▸ **Exercise**
Copy the first line of the material below and every later line through the line containing "import pandas as pd", without any other output.

▸ **Given data**

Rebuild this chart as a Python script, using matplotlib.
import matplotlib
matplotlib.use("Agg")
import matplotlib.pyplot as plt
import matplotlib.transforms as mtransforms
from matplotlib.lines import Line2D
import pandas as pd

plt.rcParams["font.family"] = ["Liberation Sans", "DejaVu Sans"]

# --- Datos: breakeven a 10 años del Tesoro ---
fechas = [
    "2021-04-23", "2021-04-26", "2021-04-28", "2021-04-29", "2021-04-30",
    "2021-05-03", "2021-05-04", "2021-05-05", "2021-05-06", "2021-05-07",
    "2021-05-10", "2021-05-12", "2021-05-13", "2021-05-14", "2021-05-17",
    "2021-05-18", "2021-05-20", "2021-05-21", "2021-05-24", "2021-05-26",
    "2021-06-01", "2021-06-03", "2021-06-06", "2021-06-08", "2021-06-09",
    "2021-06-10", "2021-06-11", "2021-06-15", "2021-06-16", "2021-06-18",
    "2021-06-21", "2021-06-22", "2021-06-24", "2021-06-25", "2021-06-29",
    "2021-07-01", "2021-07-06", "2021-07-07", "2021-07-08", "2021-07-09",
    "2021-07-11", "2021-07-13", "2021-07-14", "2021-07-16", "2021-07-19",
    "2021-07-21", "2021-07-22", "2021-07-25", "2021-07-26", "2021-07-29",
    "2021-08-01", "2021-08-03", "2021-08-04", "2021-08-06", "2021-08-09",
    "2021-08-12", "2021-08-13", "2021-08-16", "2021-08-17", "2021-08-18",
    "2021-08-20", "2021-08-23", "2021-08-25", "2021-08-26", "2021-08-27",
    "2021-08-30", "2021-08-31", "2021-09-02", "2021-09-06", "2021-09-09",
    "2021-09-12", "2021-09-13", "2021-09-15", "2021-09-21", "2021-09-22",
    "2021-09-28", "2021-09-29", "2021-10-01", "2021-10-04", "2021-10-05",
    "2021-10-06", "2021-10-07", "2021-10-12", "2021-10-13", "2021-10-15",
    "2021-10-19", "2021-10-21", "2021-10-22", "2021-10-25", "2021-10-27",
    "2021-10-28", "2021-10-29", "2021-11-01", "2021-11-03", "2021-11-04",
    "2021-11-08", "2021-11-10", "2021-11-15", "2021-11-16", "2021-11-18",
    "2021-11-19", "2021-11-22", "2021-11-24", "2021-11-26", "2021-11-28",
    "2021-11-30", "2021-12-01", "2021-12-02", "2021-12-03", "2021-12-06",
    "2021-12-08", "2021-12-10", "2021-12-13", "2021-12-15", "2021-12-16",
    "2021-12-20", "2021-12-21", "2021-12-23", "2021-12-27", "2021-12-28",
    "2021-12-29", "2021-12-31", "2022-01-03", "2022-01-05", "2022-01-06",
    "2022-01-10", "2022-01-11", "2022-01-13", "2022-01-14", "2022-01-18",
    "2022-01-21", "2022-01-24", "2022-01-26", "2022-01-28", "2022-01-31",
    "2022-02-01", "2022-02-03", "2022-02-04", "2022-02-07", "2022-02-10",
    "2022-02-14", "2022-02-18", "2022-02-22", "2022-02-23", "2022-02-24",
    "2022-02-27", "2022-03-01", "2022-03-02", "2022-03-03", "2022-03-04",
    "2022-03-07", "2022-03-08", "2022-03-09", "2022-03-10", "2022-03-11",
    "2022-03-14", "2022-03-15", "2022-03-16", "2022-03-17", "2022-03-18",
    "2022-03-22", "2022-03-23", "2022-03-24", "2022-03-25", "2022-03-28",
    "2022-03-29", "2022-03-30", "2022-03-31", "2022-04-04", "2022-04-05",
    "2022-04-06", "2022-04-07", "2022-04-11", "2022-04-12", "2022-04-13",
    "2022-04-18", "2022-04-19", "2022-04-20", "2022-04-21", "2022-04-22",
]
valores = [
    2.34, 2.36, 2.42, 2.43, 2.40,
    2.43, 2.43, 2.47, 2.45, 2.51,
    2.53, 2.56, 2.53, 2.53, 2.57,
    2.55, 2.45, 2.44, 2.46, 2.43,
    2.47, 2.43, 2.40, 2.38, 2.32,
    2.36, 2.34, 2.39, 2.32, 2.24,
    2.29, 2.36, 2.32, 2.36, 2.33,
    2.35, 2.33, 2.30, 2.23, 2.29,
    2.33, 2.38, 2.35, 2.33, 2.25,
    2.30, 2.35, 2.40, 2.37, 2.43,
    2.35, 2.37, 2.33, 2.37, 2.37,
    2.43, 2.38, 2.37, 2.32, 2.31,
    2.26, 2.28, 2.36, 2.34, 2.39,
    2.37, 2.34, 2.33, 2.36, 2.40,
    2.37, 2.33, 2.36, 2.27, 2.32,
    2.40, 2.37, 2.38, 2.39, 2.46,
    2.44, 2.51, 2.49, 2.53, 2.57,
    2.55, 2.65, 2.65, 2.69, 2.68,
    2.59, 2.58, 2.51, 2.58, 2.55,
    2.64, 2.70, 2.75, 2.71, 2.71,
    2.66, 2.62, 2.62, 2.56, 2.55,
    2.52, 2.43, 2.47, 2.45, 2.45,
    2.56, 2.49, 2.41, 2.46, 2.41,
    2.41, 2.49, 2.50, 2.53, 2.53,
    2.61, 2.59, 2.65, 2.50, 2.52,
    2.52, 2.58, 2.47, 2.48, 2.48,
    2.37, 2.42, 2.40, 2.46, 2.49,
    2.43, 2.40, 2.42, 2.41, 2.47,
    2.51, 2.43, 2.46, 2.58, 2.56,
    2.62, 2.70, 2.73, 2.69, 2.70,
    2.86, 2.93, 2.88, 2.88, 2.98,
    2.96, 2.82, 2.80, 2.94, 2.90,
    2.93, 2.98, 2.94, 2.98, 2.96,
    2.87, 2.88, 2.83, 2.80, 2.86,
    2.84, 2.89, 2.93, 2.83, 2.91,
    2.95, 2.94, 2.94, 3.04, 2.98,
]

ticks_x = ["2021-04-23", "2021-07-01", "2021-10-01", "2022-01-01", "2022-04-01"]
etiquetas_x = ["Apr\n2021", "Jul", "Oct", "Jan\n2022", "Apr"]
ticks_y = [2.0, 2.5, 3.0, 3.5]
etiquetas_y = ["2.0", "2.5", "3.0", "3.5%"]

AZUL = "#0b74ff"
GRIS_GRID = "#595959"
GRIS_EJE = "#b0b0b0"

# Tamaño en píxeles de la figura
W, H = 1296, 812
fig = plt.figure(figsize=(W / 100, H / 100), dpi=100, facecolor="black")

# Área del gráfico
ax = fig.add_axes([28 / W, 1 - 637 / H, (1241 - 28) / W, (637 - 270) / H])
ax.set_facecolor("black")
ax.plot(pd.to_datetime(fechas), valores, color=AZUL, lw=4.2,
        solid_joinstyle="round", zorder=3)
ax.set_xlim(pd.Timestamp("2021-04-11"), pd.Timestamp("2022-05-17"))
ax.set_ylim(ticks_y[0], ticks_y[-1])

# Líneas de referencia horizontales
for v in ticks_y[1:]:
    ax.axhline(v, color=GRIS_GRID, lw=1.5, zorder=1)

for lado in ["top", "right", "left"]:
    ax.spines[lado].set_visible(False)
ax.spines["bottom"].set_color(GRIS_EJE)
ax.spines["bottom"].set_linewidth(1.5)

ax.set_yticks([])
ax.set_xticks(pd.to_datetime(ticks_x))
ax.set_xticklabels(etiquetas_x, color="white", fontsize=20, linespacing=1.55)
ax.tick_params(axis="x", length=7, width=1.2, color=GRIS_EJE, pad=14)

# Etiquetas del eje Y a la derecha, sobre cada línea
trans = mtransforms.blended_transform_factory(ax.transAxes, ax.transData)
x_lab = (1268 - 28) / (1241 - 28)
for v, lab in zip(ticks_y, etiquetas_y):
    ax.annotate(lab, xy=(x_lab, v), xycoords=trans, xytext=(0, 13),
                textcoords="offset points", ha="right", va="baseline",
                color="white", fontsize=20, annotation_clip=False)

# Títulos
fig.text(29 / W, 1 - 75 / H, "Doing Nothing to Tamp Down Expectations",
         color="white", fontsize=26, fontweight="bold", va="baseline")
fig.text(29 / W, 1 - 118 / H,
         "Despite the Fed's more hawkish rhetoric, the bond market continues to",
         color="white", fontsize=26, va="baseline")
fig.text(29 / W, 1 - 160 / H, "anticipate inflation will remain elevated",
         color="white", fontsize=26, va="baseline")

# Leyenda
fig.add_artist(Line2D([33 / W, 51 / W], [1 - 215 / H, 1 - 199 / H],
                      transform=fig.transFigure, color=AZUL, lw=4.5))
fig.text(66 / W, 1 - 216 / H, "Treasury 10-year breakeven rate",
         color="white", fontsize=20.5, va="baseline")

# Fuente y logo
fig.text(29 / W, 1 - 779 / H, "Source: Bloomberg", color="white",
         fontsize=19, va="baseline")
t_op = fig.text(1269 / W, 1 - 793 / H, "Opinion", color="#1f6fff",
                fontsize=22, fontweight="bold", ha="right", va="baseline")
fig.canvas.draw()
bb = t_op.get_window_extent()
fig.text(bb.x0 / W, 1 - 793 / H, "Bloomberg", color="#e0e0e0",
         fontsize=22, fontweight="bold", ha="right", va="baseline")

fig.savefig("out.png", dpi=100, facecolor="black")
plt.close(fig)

▸ **Solved exercise**
Rebuild this chart as a Python script, using matplotlib.
import matplotlib
matplotlib.use("Agg")
import matplotlib.pyplot as plt
import matplotlib.transforms as mtransforms
from matplotlib.lines import Line2D
import pandas as pd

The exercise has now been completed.